In fall and spring I try my best to clean up the leaves. With five open acres dotted with mature hardwood trees, this aint easy. I set to work in the transitional seasons making great piles throughout the property and them setting them alight. By the end of the day the place has the feel of a civil war camp, smoldering mounds hither and yon stretching off into the distance. My house is rather leaky I learned, for despite the seasonal cuttings of hyacinth in my kitchen, which usually perfume the whole house so nicely, all I can smell is smoke. Ok. I’m ok with that. I’m ok with a lot of things these days. There’s a teeny mouse poop in the bottom of my olive oil jar. I regard it as the worm in the bottom of the tequila bottle. I sleep in a bathrobe over my pajamas – which are not pajamas but sweats – and then go out to let the chickens out in the very same. I’ll go a few days in the same underwear and socks – and long underwear is part of my wardrobe til May. Am I saying too much? I would have had great disdain for such habits a decade ago. Back then I would have been choosing a hair extension and dress for the night’s gig, my biggest concern being to successfully apply my false eyelashes without incident. I do believe that all is in its time and place. I have no regrets. But I do have a lot more to do, so I’m off to make hay. (Hmm, hay? I wonder if I could actually make my own hay one day?…)

Borscht Belt comes to Greenfield

Elihu and I knew he would perform at his school’s talent show. I wondered what he could do; my first choice was his busking-inspired djembe bit. That was too informal for his taste. From the start he knew what he would do. He wanted to play drums and sing. A snare and a cymbal would get the point across just fine. He knew all the polkas well… Roll Out The Barrel and The Happy Wanderer were good choices. And the embedded one-liners were his choice too. Clad in an Austrian peasant shirt his father brought back from a European tour, he belts out the tunes and jokes without missing a beat – in spite of failing microphones. This kid is a showman, and his mama is proud indeed. The Catskills got nothin on the Adirondacks!

The New Seekers at 4:20

I can’t sleep. Nearly every night, the same thing. I awake around 2, and am up for several hours. Not up enough to do dishes or file, to do the things that need getting done. This would be the perfect time, but I just can’t seem to summon the resolve to do anything.  Before I admit my defeat to insomnia and commit to getting out of bed, I just lay there for a while and follow my thoughts as they traverse my life again.

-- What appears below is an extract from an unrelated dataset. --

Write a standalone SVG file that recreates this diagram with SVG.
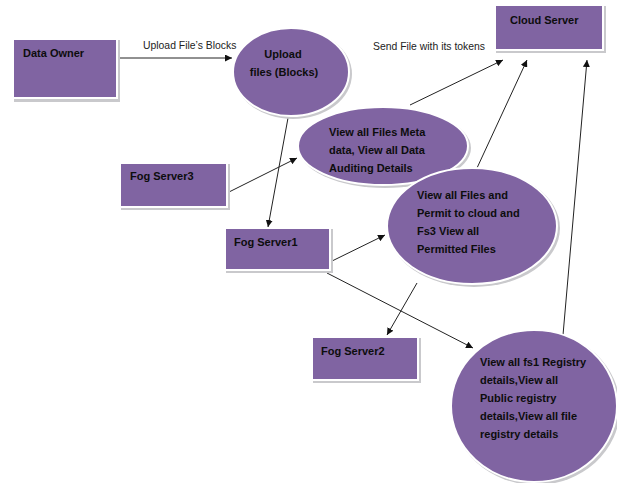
<svg xmlns="http://www.w3.org/2000/svg" width="617" height="483" viewBox="0 0 617 483">
<defs>
<style>
.sh{fill:#c9c9cc;stroke:none}
.nd{fill:#8064a2;stroke:#ffffff;stroke-width:2}
.t{font-family:"Liberation Sans",Arial,sans-serif;font-weight:bold;font-size:11px;fill:#0d0d0d}
.lb{font-family:"Liberation Sans",Arial,sans-serif;font-size:10.4px;fill:#222}
.c{stroke:#222;stroke-width:1;fill:none;marker-end:url(#ah)}
</style>
<marker id="ah" viewBox="0 0 10 10" refX="10" refY="5" markerWidth="7" markerHeight="7" orient="auto" markerUnits="userSpaceOnUse">
<path d="M0,0 L10,5 L0,10 z" fill="#111"/>
</marker>
</defs>
<rect width="617" height="483" fill="#ffffff"/>
<g id="connectors">
<line class="c" x1="120" y1="58" x2="232" y2="58"/>
<line class="c" x1="410" y1="105" x2="503" y2="60"/>
<line class="c" x1="477" y1="168" x2="527" y2="60"/>
<line class="c" x1="563" y1="335" x2="587" y2="60"/>
<line class="c" x1="227" y1="193" x2="297" y2="158"/>
<line class="c" x1="288" y1="118" x2="268" y2="227"/>
<line class="c" x1="330" y1="262" x2="385" y2="235"/>
<line class="c" x1="417" y1="283" x2="387" y2="335"/>
<line class="c" x1="327" y1="273" x2="473" y2="348"/>
</g>
<g id="label-upload">
<text class="lb" x="143" y="49">Upload File’s Blocks</text>
</g>
<g id="label-send">
<text class="lb" x="373" y="50">Send File with its tokens</text>
</g>
<g id="data-owner">
<rect class="sh" x="14" y="40" width="106" height="62"/>
<rect class="nd" x="13" y="39" width="104" height="59"/>
<text class="t" x="23" y="57">Data Owner</text>
</g>
<g id="upload-files">
<ellipse class="sh" cx="293" cy="74" rx="59" ry="45"/>
<ellipse class="nd" cx="291" cy="72" rx="58" ry="44"/>
<text class="t" x="283" y="58" text-anchor="middle">Upload</text>
<text class="t" x="284" y="76" text-anchor="middle">files (Blocks)</text>
</g>
<g id="cloud-server">
<rect class="sh" x="496" y="6" width="110" height="47"/>
<rect class="nd" x="495" y="5" width="108" height="45"/>
<text class="t" x="510" y="24">Cloud Server</text>
</g>
<g id="meta-data">
<ellipse class="sh" cx="385" cy="148" rx="86" ry="40"/>
<ellipse class="nd" cx="383" cy="146" rx="85" ry="39"/>
<text class="t" x="329" y="136">View all Files Meta</text>
<text class="t" x="329" y="154">data, View all Data</text>
<text class="t" x="329" y="172">Auditing Details</text>
</g>
<g id="fog-server3">
<rect class="sh" x="121" y="164" width="109" height="46"/>
<rect class="nd" x="120" y="163" width="107" height="44"/>
<text class="t" x="130" y="180">Fog Server3</text>
</g>
<g id="fog-server1">
<rect class="sh" x="226" y="229" width="107" height="44"/>
<rect class="nd" x="225" y="228" width="105" height="42"/>
<text class="t" x="234" y="246">Fog Server1</text>
</g>
<g id="permit-files">
<ellipse class="sh" cx="474" cy="228" rx="86" ry="59"/>
<ellipse class="nd" cx="472" cy="226" rx="85" ry="58"/>
<text class="t" x="417" y="199">View all Files and</text>
<text class="t" x="417" y="217">Permit to cloud and</text>
<text class="t" x="417" y="235">Fs3 View all</text>
<text class="t" x="417" y="253">Permitted Files</text>
</g>
<g id="fog-server2">
<rect class="sh" x="313" y="338" width="108" height="45"/>
<rect class="nd" x="312" y="337" width="106" height="43"/>
<text class="t" x="321" y="355">Fog Server2</text>
</g>
<g id="registry">
<ellipse class="sh" cx="536" cy="408" rx="84" ry="77"/>
<ellipse class="nd" cx="534" cy="406" rx="83" ry="76"/>
<text class="t" x="480" y="366">View all fs1 Registry</text>
<text class="t" x="480" y="384">details,View all</text>
<text class="t" x="480" y="402">Public registry</text>
<text class="t" x="480" y="420">details,View all file</text>
<text class="t" x="480" y="438">registry details</text>
</g>
</svg>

Sometimes it seems the better part of my life was ‘back then’. When exactly was back then, I muse? While there was a long and happy window, I decide I know when ‘back then’ was. I was in my early 30s, in three bands I enjoyed, and was busy. Playing every weekend, rehearsing all week, had lots of side recording jobs. Lots going on. Felt great, looked great. My current life with chickens just doesn’t compare. I spend a lot of time trying to sell myself on my new country life, but when my mind wanders like this at 2 am, I just miss it so.

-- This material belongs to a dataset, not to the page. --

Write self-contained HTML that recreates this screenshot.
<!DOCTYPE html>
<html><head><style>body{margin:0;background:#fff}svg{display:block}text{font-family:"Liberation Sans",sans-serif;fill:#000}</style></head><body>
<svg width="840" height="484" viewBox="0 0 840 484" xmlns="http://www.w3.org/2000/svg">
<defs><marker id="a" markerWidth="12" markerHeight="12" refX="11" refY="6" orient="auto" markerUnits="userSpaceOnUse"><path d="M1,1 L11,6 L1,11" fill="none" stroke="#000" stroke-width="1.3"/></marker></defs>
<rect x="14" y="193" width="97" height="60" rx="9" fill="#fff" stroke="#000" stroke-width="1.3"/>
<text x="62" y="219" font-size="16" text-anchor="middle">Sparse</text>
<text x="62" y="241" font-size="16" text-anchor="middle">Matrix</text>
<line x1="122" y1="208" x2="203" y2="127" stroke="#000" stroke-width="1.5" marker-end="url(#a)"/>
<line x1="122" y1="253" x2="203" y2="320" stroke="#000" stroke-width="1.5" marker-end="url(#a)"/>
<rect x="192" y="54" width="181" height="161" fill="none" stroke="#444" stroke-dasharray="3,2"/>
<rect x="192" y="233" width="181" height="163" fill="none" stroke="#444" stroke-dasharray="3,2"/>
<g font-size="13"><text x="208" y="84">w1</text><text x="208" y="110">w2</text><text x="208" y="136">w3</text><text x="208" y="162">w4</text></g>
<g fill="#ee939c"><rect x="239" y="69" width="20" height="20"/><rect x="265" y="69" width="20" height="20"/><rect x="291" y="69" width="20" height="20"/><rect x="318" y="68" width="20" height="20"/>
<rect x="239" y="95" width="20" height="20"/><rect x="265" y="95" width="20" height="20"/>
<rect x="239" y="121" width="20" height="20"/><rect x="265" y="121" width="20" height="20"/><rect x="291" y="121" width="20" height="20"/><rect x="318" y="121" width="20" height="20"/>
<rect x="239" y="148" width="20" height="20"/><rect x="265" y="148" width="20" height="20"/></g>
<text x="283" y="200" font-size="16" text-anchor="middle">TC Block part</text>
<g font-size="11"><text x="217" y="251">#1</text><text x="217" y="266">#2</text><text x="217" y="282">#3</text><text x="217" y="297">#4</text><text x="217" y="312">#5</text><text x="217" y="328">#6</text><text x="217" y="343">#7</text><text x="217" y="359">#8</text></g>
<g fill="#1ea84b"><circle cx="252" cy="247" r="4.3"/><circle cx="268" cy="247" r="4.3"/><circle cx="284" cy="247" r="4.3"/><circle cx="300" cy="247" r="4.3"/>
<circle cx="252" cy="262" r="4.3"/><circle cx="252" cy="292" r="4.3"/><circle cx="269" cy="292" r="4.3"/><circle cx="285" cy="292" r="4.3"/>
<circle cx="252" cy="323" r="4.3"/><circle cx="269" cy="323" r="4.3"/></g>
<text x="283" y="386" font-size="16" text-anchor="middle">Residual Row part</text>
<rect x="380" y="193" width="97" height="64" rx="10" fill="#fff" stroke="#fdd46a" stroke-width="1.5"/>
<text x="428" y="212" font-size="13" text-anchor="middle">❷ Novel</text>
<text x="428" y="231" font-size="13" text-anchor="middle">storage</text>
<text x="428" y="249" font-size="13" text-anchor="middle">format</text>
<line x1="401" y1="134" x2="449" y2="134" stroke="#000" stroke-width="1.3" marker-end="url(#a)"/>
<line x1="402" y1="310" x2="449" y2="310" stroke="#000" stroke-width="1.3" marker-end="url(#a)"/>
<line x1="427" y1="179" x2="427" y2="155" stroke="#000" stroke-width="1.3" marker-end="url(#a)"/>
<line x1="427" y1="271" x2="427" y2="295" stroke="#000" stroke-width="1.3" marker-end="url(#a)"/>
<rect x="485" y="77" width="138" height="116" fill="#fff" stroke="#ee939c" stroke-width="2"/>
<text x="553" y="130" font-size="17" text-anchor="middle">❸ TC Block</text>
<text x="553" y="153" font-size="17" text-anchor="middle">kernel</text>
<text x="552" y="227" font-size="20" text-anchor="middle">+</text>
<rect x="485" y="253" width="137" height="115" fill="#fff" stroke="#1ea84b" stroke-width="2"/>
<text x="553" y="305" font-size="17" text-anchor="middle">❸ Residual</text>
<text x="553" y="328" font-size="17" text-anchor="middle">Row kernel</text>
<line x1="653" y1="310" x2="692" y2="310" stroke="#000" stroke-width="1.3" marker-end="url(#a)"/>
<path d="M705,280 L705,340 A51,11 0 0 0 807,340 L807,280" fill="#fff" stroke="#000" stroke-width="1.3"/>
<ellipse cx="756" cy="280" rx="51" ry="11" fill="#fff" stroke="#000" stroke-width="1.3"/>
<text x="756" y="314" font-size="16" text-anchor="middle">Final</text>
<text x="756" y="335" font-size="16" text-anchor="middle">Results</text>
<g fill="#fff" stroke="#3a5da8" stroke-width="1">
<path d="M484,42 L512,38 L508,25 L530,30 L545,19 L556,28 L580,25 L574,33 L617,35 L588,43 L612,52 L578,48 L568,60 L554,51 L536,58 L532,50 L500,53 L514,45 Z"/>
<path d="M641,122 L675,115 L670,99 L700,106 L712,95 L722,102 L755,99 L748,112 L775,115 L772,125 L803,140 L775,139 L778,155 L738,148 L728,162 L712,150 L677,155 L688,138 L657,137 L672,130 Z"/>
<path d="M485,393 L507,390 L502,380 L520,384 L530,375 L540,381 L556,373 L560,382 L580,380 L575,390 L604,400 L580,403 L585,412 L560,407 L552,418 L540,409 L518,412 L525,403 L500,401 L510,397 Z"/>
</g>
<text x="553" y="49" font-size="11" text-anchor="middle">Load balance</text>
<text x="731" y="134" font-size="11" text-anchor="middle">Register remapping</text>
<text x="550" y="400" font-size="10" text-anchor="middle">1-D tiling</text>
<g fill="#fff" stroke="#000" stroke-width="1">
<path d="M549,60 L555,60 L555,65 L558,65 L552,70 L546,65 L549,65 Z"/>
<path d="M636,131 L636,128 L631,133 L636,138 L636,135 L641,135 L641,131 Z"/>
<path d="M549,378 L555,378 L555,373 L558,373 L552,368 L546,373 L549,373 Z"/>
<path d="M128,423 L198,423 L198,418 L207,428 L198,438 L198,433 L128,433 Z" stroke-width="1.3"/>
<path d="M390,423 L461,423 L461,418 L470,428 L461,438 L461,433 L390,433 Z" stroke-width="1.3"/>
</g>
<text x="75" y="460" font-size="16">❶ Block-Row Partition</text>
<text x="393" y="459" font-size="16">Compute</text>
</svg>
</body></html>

Here begins the monkey mind. Tonite’s perigee moon had prompted me to show Elihu a vid of Starbuck performing “Moonlight Feels Right”. He dug it, I dug it. Who were those guys? And the marimba player wore a unitard open to the waist. He had chops; was he like this skinny North Texas music major in a jumpsuit who only in that moment had became remotely cool? What were the stories behind the band? I remember so many of my own… then my mind wanders, turns a corner, and I’m reminiscing about the gear of my past.

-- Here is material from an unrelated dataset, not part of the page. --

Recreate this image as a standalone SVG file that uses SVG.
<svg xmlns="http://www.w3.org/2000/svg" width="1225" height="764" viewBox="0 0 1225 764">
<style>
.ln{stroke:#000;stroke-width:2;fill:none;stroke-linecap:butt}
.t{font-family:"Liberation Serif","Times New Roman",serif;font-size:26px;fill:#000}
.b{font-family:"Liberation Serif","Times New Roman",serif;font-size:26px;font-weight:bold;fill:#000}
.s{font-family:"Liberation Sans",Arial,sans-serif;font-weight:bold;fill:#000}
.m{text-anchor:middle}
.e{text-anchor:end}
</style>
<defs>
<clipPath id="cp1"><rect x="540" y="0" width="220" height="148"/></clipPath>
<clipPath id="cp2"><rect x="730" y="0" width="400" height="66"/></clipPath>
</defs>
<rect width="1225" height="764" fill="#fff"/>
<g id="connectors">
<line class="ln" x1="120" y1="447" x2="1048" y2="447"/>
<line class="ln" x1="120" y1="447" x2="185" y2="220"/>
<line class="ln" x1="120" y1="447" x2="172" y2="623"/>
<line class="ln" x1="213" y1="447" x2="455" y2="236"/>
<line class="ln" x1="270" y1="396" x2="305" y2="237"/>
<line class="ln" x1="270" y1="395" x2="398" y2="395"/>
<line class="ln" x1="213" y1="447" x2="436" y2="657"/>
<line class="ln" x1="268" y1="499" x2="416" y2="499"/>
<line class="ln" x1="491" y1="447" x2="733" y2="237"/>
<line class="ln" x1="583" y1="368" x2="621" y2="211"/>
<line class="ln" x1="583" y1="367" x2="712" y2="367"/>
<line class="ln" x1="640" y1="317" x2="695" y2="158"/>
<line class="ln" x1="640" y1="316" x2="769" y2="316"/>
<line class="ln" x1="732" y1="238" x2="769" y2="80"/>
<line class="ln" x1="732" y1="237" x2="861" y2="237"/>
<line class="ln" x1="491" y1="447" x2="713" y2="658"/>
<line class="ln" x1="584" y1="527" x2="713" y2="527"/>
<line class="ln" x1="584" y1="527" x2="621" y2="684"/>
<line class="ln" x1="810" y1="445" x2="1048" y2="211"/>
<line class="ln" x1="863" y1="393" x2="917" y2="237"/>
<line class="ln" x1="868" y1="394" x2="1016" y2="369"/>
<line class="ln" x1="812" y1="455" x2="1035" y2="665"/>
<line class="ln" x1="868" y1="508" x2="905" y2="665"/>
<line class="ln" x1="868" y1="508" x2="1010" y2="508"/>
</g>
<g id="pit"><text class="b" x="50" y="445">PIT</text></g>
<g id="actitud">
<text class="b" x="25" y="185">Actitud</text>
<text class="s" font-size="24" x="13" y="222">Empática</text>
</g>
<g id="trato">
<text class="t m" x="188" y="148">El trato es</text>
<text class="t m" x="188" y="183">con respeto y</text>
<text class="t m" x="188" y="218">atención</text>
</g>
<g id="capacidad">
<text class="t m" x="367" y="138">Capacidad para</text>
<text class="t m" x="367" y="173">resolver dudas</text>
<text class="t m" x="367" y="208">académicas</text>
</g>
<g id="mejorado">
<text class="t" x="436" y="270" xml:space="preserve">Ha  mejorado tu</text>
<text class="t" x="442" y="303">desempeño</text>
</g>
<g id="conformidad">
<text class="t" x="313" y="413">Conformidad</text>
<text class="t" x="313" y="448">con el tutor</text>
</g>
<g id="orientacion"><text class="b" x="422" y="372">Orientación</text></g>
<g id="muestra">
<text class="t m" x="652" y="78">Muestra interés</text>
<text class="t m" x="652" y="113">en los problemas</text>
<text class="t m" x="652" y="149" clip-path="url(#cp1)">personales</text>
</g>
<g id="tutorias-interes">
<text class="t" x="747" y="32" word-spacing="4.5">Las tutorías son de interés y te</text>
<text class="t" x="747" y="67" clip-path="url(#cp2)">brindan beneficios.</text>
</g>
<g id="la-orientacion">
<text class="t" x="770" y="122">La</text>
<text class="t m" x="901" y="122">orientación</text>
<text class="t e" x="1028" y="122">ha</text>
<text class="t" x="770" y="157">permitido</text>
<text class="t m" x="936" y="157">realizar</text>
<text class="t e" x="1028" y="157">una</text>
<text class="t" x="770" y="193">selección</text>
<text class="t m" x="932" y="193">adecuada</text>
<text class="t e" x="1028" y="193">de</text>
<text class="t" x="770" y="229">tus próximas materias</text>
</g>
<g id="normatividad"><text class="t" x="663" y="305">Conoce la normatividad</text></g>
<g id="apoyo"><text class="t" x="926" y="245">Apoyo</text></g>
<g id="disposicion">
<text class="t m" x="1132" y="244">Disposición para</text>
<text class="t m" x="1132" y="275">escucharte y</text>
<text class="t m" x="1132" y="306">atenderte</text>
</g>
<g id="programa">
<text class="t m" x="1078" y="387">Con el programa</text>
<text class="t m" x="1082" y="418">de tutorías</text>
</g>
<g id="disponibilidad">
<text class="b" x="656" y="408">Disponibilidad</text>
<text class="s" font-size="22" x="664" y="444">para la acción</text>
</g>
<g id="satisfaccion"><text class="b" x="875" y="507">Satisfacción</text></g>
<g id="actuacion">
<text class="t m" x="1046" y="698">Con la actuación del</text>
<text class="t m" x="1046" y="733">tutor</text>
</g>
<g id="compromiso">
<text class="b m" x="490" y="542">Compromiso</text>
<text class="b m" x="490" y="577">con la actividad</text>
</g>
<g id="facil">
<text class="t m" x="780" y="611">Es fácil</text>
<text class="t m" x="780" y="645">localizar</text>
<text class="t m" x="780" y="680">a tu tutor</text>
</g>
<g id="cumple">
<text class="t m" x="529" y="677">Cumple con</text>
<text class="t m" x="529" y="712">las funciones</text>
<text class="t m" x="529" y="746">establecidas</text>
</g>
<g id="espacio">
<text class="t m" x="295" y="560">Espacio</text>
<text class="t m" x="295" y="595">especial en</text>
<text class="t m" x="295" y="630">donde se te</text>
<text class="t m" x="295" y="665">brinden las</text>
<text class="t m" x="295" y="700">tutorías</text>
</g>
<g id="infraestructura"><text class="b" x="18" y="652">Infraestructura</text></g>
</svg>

It started with a red and black Farfisa combo compact with a knee reverb when I was 17. My mom was surprised when I told her I’d also need an amplifier with which to hear it. So came the Peavey duece with that crazy spring reverb that sounded like a thunderstorm when you moved the amp while it was on. My mind flashes forward. I’m at the Wild Hare reggae bar in Chicago. It’s a sunny afternoon, and I’m rehearsing. I took pride in my setup then. I remember I had structured soft cases for my keyboards which fit just so into the trunk of my boxy 80s Corolla. Hmm, what was that one that played the great (in its day the absolute bomb) piano sound? Ensoniq. Yes, an Ensoniq EPS. I remember how we’d all have to stand around and wait for that piano sound to load. And if I didn’t have enough room on board for the set’s ‘patches’ (yes, it’s all coming back – that’s what we called sounds!) then you’d have to re-load it, and usually during a song. Or in between songs, and the front guy would have to know where in the set that happened so he could rap a little to the audience, buying you time to load. I remember at that rehearsal saying how one day we’d tell our kids it took 3 minutes to load a piano sound and they’d just laugh at us. No one but me thought this was interesting. I remember being surprised at that. Imagine, a piano sound which took up nearly an entire 3″ floppy disc and took 3 full minutes to load. Hmm.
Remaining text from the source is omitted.